To create a band-pass filter using an RLC-circuit, i drew the following circuit (assuming R is given as 120):
The corresponding transfer function is
$$
H(\mathrm{j}\,\omega)=\frac{120\, C\, \mathrm{j}\, \omega}{1 + 120\, C\,\mathrm{j}\,\omega + C\, L\, (\mathrm{j}\,\omega)^2}
$$
I know it is possible to find the corresponding L and C values to create a band-pass filter at resonance, giving a peak at the resonance frequency and -40dB/dec decrease at higher and lower frequencies in the bode plot. In that case the denominator of the transfer function has 2 complex roots.
My question is: is it possible to find L and C values to create a band-pass filter without resonance. Thus with 2 real roots for the denominator. Since \$\omega=0\$ is a zero of the transfer function, I would assume there is an increase of 20dB/dec until reaching the first pole. Then a steady part and afterwards a decrease of -20dB/dec starting from the second pole.
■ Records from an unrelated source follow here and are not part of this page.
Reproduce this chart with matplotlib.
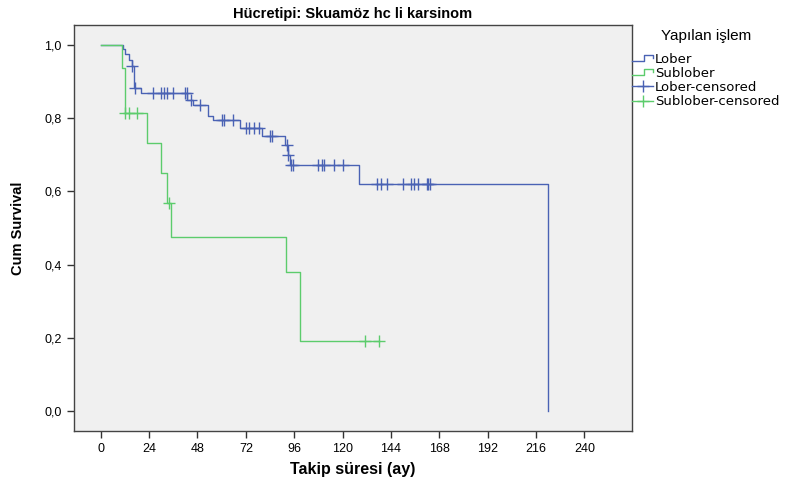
import matplotlib
matplotlib.use("Agg")
import matplotlib.pyplot as plt
from matplotlib.lines import Line2D
from matplotlib.legend_handler import HandlerBase

plt.rcParams['font.family'] = ['Liberation Sans', 'DejaVu Sans']

# Kaplan-Meier basamaklari (ay, kumulatif sagkalim)
lober_t = [0, 11, 12, 14, 15.5, 16.5, 20, 43, 46, 53, 55.5, 69, 80, 91.5, 93, 94, 128, 222]
lober_s = [1.0, 0.988, 0.975, 0.958, 0.942, 0.882, 0.868, 0.850, 0.836, 0.807, 0.795,
           0.772, 0.752, 0.727, 0.700, 0.672, 0.620, 0.0]
lober_cens_t = [15.5, 17, 26, 29.7, 31.4, 33, 36, 42, 42.8, 45, 49.4, 60, 61.3, 65.8,
                72, 73.8, 76, 78.5, 84, 85, 92.2, 93, 94.5, 95.5, 108, 110, 111, 115.5, 120,
                137, 139, 142, 150, 154, 155.5, 157.6, 161.7, 162.5, 163.5]
lober_cens_s = [0.942, 0.882, 0.868, 0.868, 0.868, 0.868, 0.868, 0.868, 0.868, 0.850, 0.836,
                0.795, 0.795, 0.795, 0.772, 0.772, 0.772, 0.772, 0.752, 0.752, 0.727, 0.700,
                0.672, 0.672, 0.672, 0.672, 0.672, 0.672, 0.672,
                0.620, 0.620, 0.620, 0.620, 0.620, 0.620, 0.620, 0.620, 0.620, 0.620]

sublober_t = [0, 10.5, 12, 23, 30, 33, 35, 92, 99, 138]
sublober_s = [1.0, 0.938, 0.813, 0.731, 0.650, 0.569, 0.475, 0.379, 0.190, 0.190]
sublober_cens_t = [12, 14, 18, 34, 131, 138]
sublober_cens_s = [0.813, 0.813, 0.813, 0.569, 0.190, 0.190]

x_ticks = [0, 24, 48, 72, 96, 120, 144, 168, 192, 216, 240]
y_ticks = [0.0, 0.2, 0.4, 0.6, 0.8, 1.0]
y_ticklabels = ["0,0", "0,2", "0,4", "0,6", "0,8", "1,0"]

blue = '#4a62b4'
green = '#5ccc6c'


class StepHandler(HandlerBase):
    # kucuk basamak sekli, SPSS legend gibi
    def create_artists(self, legend, orig_handle, xdescent, ydescent,
                       width, height, fontsize, trans):
        y0 = height * 0.25 - ydescent
        y1 = height * 0.85 - ydescent
        x = [-xdescent, -xdescent + 0.55 * width, -xdescent + 0.55 * width,
             -xdescent + width, -xdescent + width]
        y = [y0, y0, y1, y1, y1 - 0.3 * height]
        ln = Line2D(x, y, color=orig_handle.get_color(), lw=1.0, transform=trans)
        return [ln]


fig = plt.figure(figsize=(7.95, 4.88), dpi=100)
ax = fig.add_axes([0.0925, 0.1168, 0.7025, 0.832])
ax.set_facecolor('#f0f0f0')

ax.step(lober_t, lober_s, where='post', color=blue, lw=1.0)
ax.step(sublober_t, sublober_s, where='post', color=green, lw=1.0)
ax.plot(lober_cens_t, lober_cens_s, ls='none', marker='+', ms=8, mew=1.0, color=blue)
ax.plot(sublober_cens_t, sublober_cens_s, ls='none', marker='+', ms=8, mew=1.0, color=green)

ax.set_xlim(-13.5, 263.6)
ax.set_ylim(-0.055, 1.0546)
ax.set_xticks(x_ticks)
ax.set_yticks(y_ticks)
ax.set_yticklabels(y_ticklabels)
ax.tick_params(direction='out', length=5, width=1, colors='#333333', labelsize=9,
               labelcolor='black')
for sp in ax.spines.values():
    sp.set_color('#444444')
    sp.set_linewidth(1.0)

ax.set_xlabel('Takip süresi (ay)', fontsize=11.5, fontweight='bold', labelpad=5)
ax.set_ylabel('Cum Survival', fontsize=10.5, fontweight='bold', labelpad=14,
              family=['Liberation Sans Narrow', 'Liberation Sans'])
ax.set_title('Hücretipi: Skuamöz hc li karsinom', fontsize=10.5, fontweight='bold', pad=5)

h_lober = Line2D([], [], color=blue)
h_sub = Line2D([], [], color=green)
h_lc = Line2D([], [], color=blue, marker='+', ms=8, lw=1.0)
h_sc = Line2D([], [], color=green, marker='+', ms=8, lw=1.0)
leg = fig.legend([h_lober, h_sub, h_lc, h_sc],
                 ['Lober', 'Sublober', 'Lober-censored', 'Sublober-censored'],
                 handler_map={h_lober: StepHandler(), h_sub: StepHandler()},
                 loc='upper left', bbox_to_anchor=(0.795, 0.94), frameon=False,
                 prop={'family': 'DejaVu Sans', 'size': 9.5},
                 title='Yapılan işlem', title_fontsize=11,
                 handlelength=1.6, handletextpad=0.15, labelspacing=0.08,
                 borderpad=0.0, borderaxespad=0.0)
leg._legend_box.sep = 7

fig.savefig('out.png', dpi=100)
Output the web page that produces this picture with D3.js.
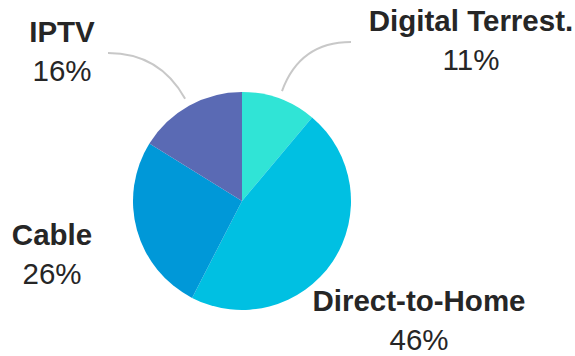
<!DOCTYPE html>
<html>
<head>
<meta charset="utf-8">
<script src="https://cdn.jsdelivr.net/npm/d3@7/dist/d3.min.js"></script>
<style>
  html, body { margin: 0; padding: 0; background: #ffffff; }
  svg { display: block; }
  text { font-family: "Liberation Sans", Arial, sans-serif; fill: #262626; }
</style>
</head>
<body>
<svg id="chart" width="575" height="356"></svg>
<script>
// Share of TV households by reception platform
const categories = ["Digital Terrest.", "Direct-to-Home", "Cable", "IPTV"];
const shares = [11, 46, 26, 16];
const colors = ["#30e4d6", "#00c0e2", "#0098d8", "#5a6ab4"];
// Label anchor (centre x, name baseline y) and whether a leader line is drawn
const labelX = [471, 419, 52, 62];
const labelY = [31, 311, 245, 42];
const leader = [true, false, false, true];

const width = 575, height = 356;
const cx = 242, cy = 201, radius = 109;
const fontSize = 29.5;

const svg = d3.select("#chart");
const g = svg.append("g").attr("transform", `translate(${cx},${cy})`);

const data = categories.map((c, i) => ({ name: c, value: shares[i], color: colors[i], lx: labelX[i], ly: labelY[i], leader: leader[i] }));

const pie = d3.pie().value(d => d.value).sort(null);
const arc = d3.arc().innerRadius(0).outerRadius(radius);
const arcs = pie(data);

g.selectAll("path.slice")
  .data(arcs)
  .join("path")
  .attr("class", "slice")
  .attr("d", arc)
  .attr("fill", d => d.data.color);

// Curved leader lines: leave the slice radially, end horizontally next to the label
arcs.filter(d => d.data.leader).forEach(d => {
  const mid = (d.startAngle + d.endAngle) / 2;
  const sx = Math.sin(mid), sy = -Math.cos(mid);
  const r0 = radius + 8;
  const p0 = [cx + sx * r0, cy + sy * r0];
  const endY = d.data.ly + 11;
  const r2 = (endY - cy) / sy;
  const c = [cx + sx * r2, endY];
  const endX = sx < 0 ? d.data.lx + 46 : d.data.lx - 120;
  const path = d3.path();
  path.moveTo(p0[0], p0[1]);
  path.quadraticCurveTo(c[0], c[1], endX, endY);
  svg.append("path")
    .attr("d", path.toString())
    .attr("fill", "none")
    .attr("stroke", "#c8c8c8")
    .attr("stroke-width", 2);
});

const labels = svg.selectAll("g.label")
  .data(arcs)
  .join("g")
  .attr("class", "label");

labels.append("text")
  .attr("x", d => d.data.lx)
  .attr("y", d => d.data.ly)
  .attr("text-anchor", "middle")
  .attr("font-size", fontSize)
  .attr("font-weight", "bold")
  .text(d => d.data.name);

labels.append("text")
  .attr("x", d => d.data.lx)
  .attr("y", d => d.data.ly + 39)
  .attr("text-anchor", "middle")
  .attr("font-size", fontSize)
  .text(d => d.data.value + "%");
</script>
</body>
</html>
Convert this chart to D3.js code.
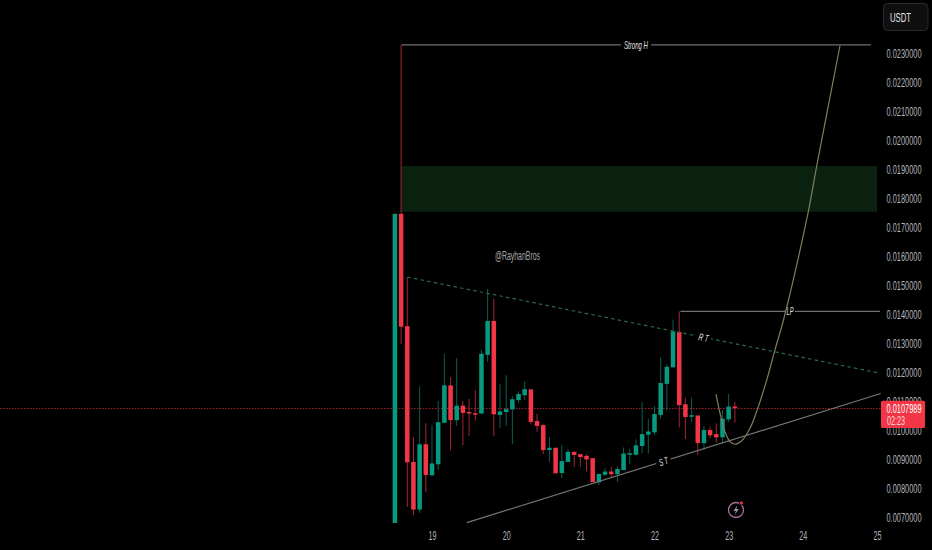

I did some quick calculations and found example values for C and L (see the circuit picture). I drew the circuit in LTSpice, did an AC-analysis and got this bode plot:
This is exactly what I was expecting. However, since I can't find any resources about this configuration of RLC-circuits (on the internet and in my textbooks), I'm not sure this is actually correct. Is this circuit a real band-pass filter, or just some look-a-like? And is my statement that this circuit is not in resonance correct?
Best Answer
There is no such thing - even if the circuit is so over damped to be daft, there is still the natural resonant frequency of the circuit which is \$\dfrac{1}{2\pi\sqrt{LC}}\$.
Yes it absolutely is.
No it isn't.